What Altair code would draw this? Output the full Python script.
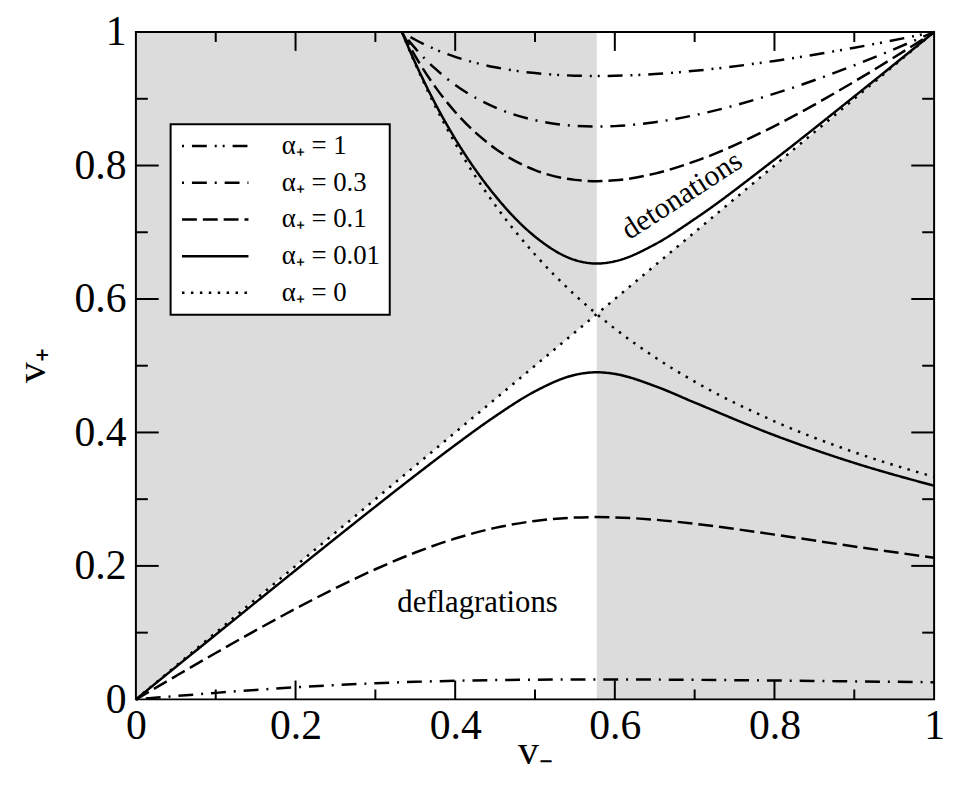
import altair as alt
import pandas as pd

# ---------------- data ----------------
labels = ["α₊ = 1", "α₊ = 0.3", "α₊ = 0.1", "α₊ = 0.01", "α₊ = 0"]
dashes = [[2, 8, 15, 8, 2, 6], [2, 8, 15, 8], [15, 6], [1, 0], [2.5, 6.5]]

# alpha_+ = 0 : straight line and hyperbola
a0_diag_x = [0.0, 1.0]
a0_diag_y = [0.0, 1.0]

# upper (detonation) branches
up_x = [0.33333, 0.34, 0.35, 0.375, 0.4, 0.45, 0.5, 0.55, 0.57735, 0.6, 0.65, 0.7, 0.8, 0.9, 1.0]
a0_up = [1.0, 0.98039, 0.95238, 0.88889, 0.83333, 0.74074, 0.66667, 0.60606, 0.57735, 0.55556, 0.51282, 0.47619, 0.41667, 0.37037, 0.33333]
a001_up = [1.0, 0.98097, 0.95388, 0.89281, 0.84002, 0.75485, 0.69350, 0.65836, 0.65308, 0.65643, 0.68170, 0.71979, 0.80881, 0.90345, 1.0]
a01_up = [1.0, 0.98501, 0.96393, 0.91789, 0.88023, 0.82555, 0.79317, 0.77848, 0.77658, 0.77778, 0.78788, 0.80613, 0.85916, 0.92575, 1.0]
a03_up = [1.0, 0.98978, 0.97555, 0.94509, 0.92087, 0.88705, 0.86789, 0.85944, 0.85836, 0.85904, 0.86483, 0.87547, 0.90765, 0.95022, 1.0]
a1_up = [1.0, 0.99515, 0.98843, 0.97413, 0.96286, 0.94726, 0.93851, 0.93466, 0.93417, 0.93448, 0.93711, 0.94197, 0.95674, 0.97653, 1.0]

# lower (deflagration) branches
low_x = [0.0, 0.05, 0.1, 0.15, 0.2, 0.25, 0.3, 0.35, 0.4, 0.45, 0.5, 0.55, 0.57735, 0.6, 0.65, 0.7, 0.8, 0.9, 1.0]
a001_low = [0.0, 0.04849, 0.09694, 0.14529, 0.19346, 0.24137, 0.28884, 0.33560, 0.38111, 0.42410, 0.46162, 0.48626, 0.49019, 0.48769, 0.46960, 0.44476, 0.39580, 0.35434, 0.32014]
a01_low = [0.0, 0.03494, 0.06951, 0.10331, 0.13587, 0.16667, 0.19499, 0.22005, 0.24099, 0.25695, 0.26743, 0.27248, 0.27315, 0.27273, 0.26923, 0.26314, 0.24689, 0.22914, 0.21212]
a03_low = [0.0, 0.00496, 0.00975, 0.01416, 0.01808, 0.02143, 0.02416, 0.02628, 0.02785, 0.02891, 0.02954, 0.02984, 0.02987, 0.02985, 0.02965, 0.02929, 0.02825, 0.02698, 0.02564]

# shaded regions (v_- , lower v_+, upper v_+)
shade_left_x = [0.0, 0.57735]
shade_left_lo = [0.0, 0.57735]
shade_left_hi = [1.0, 1.0]
shade_right_x = [0.57735, 1.0]
shade_right_lo = [0.0, 0.0]
shade_right_hi = [0.57735, 1.0]

tick_labels = [0, 0.2, 0.4, 0.6, 0.8, 1]
major_ticks = [0.2, 0.4, 0.6, 0.8]
minor_ticks = [0.1, 0.3, 0.5, 0.7, 0.9]

annotations = ["detonations", "deflagrations"]
annot_x = [0.684, 0.428]
annot_y = [0.755, 0.145]

# ---------------- build tables ----------------
rows = []
def add(label, key, xs, ys):
    for x, y in zip(xs, ys):
        rows.append({"alpha": label, "branch": label + "|" + key, "vm": x, "vp": y})

add(labels[4], "diag", a0_diag_x, a0_diag_y)
add(labels[4], "up", up_x, a0_up)
add(labels[3], "up", up_x, a001_up)
add(labels[3], "low", low_x, a001_low)
add(labels[2], "up", up_x, a01_up)
add(labels[2], "low", low_x, a01_low)
add(labels[1], "up", up_x, a03_up)
add(labels[1], "low", low_x, a03_low)
add(labels[0], "up", up_x, a1_up)
curves = pd.DataFrame(rows)

shade = pd.DataFrame(
    [{"reg": "L", "x": x, "lo": lo, "hi": hi} for x, lo, hi in zip(shade_left_x, shade_left_lo, shade_left_hi)]
    + [{"reg": "R", "x": x, "lo": lo, "hi": hi} for x, lo, hi in zip(shade_right_x, shade_right_lo, shade_right_hi)]
)

W, H = 805, 673
FONT = "Liberation Serif"

xscale = alt.Scale(domain=[0, 1], nice=False, zero=False)
yscale = alt.Scale(domain=[0, 1], nice=False, zero=False)

xaxis = alt.Axis(values=tick_labels, format="~g", ticks=False, domain=False, grid=False,
                 labelFont=FONT, labelFontSize=42, labelColor="black", labelPadding=6,
                 labelFlush=False, labelOverlap=False,
                 title="v₋", titleFont=FONT, titleFontSize=42, titleFontWeight="normal",
                 titleColor="black", titleY=65, titleBaseline="alphabetic")
yaxis = alt.Axis(values=tick_labels, format="~g", ticks=False, domain=False, grid=False,
                 labelFont=FONT, labelFontSize=42, labelColor="black", labelPadding=10,
                 labelOverlap=False,
                 title="v₊", titleFont=FONT, titleFontSize=42, titleFontWeight="normal",
                 titleColor="black", titleX=-92, titleY=336, titleAlign="center",
                 titleBaseline="alphabetic")

areas = alt.Chart(shade).mark_area(color="#dcdcdc", opacity=1, interpolate="linear").encode(
    x=alt.X("x:Q", scale=xscale, axis=xaxis),
    y=alt.Y("lo:Q", scale=yscale, axis=yaxis),
    y2="hi:Q",
    detail="reg:N",
)

lines = alt.Chart(curves).mark_line(interpolate="monotone", strokeWidth=2.5, color="black").encode(
    x=alt.X("vm:Q", scale=xscale),
    y=alt.Y("vp:Q", scale=yscale),
    detail="branch:N",
    strokeDash=alt.StrokeDash(
        "alpha:N",
        scale=alt.Scale(domain=labels, range=dashes),
        legend=alt.Legend(title=None, orient="none", legendX=35, legendY=93,
                          symbolType="stroke", symbolSize=4489, symbolStrokeWidth=2.5,
                          symbolStrokeColor="black", clipHeight=26, rowPadding=10,
                          labelFont=FONT, labelFontSize=27, labelColor="black",
                          labelOffset=32, symbolOffset=1, padding=9, labelLimit=400,
                          strokeColor="black", fillColor="white"),
    ),
)

ann = pd.DataFrame({"t": annotations, "x": annot_x, "y": annot_y})
text_det = alt.Chart(ann.iloc[[0]]).mark_text(font=FONT, fontSize=30, angle=327, color="black",
                                              align="center", baseline="middle").encode(
    x=alt.X("x:Q", scale=xscale), y=alt.Y("y:Q", scale=yscale), text="t:N")
text_def = alt.Chart(ann.iloc[[1]]).mark_text(font=FONT, fontSize=31, color="black",
                                              align="center", baseline="middle").encode(
    x=alt.X("x:Q", scale=xscale), y=alt.Y("y:Q", scale=yscale), text="t:N")

# inward ticks on all four sides
tick_layers = []
for vals, lv, lh in [(major_ticks, 19, 23), (minor_ticks, 10, 12)]:
    td = pd.DataFrame({"t": vals})
    base = alt.Chart(td).mark_rule(color="black", strokeWidth=2)
    tick_layers.append(base.encode(x=alt.X("t:Q", scale=xscale), y=alt.value(H), y2=alt.value(H - lv)))
    tick_layers.append(base.encode(x=alt.X("t:Q", scale=xscale), y=alt.value(0), y2=alt.value(lv)))
    tick_layers.append(base.encode(y=alt.Y("t:Q", scale=yscale), x=alt.value(0), x2=alt.value(lh)))
    tick_layers.append(base.encode(y=alt.Y("t:Q", scale=yscale), x=alt.value(W), x2=alt.value(W - lh)))

frame = alt.Chart(pd.DataFrame({"k": [0]})).mark_rect(fill="transparent", stroke="black", strokeWidth=2).encode(
    x=alt.value(0), x2=alt.value(W), y=alt.value(0), y2=alt.value(H))

chart = alt.layer(areas, lines, text_det, text_def, *tick_layers, frame).properties(
    width=W, height=H,
    autosize=alt.AutoSizeParams(type="none"),
    padding={"left": 129, "top": 21, "right": 12, "bottom": 72},
    background="white",
).configure_view(strokeWidth=0).configure_legend(strokeWidth=2)

chart.save("out.html", embed_options={"renderer": "svg", "actions": False})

^^^^

TASK GOAL
Exactly as they appear, print the lines of the listing above from its first line through the line that contains "a0_diag_y = [0.0, 1.0]", minus the pictures.

RIGHT ANSWER
What Altair code would draw this? Output the full Python script.
import altair as alt
import pandas as pd

# ---------------- data ----------------
labels = ["α₊ = 1", "α₊ = 0.3", "α₊ = 0.1", "α₊ = 0.01", "α₊ = 0"]
dashes = [[2, 8, 15, 8, 2, 6], [2, 8, 15, 8], [15, 6], [1, 0], [2.5, 6.5]]

# alpha_+ = 0 : straight line and hyperbola
a0_diag_x = [0.0, 1.0]
a0_diag_y = [0.0, 1.0]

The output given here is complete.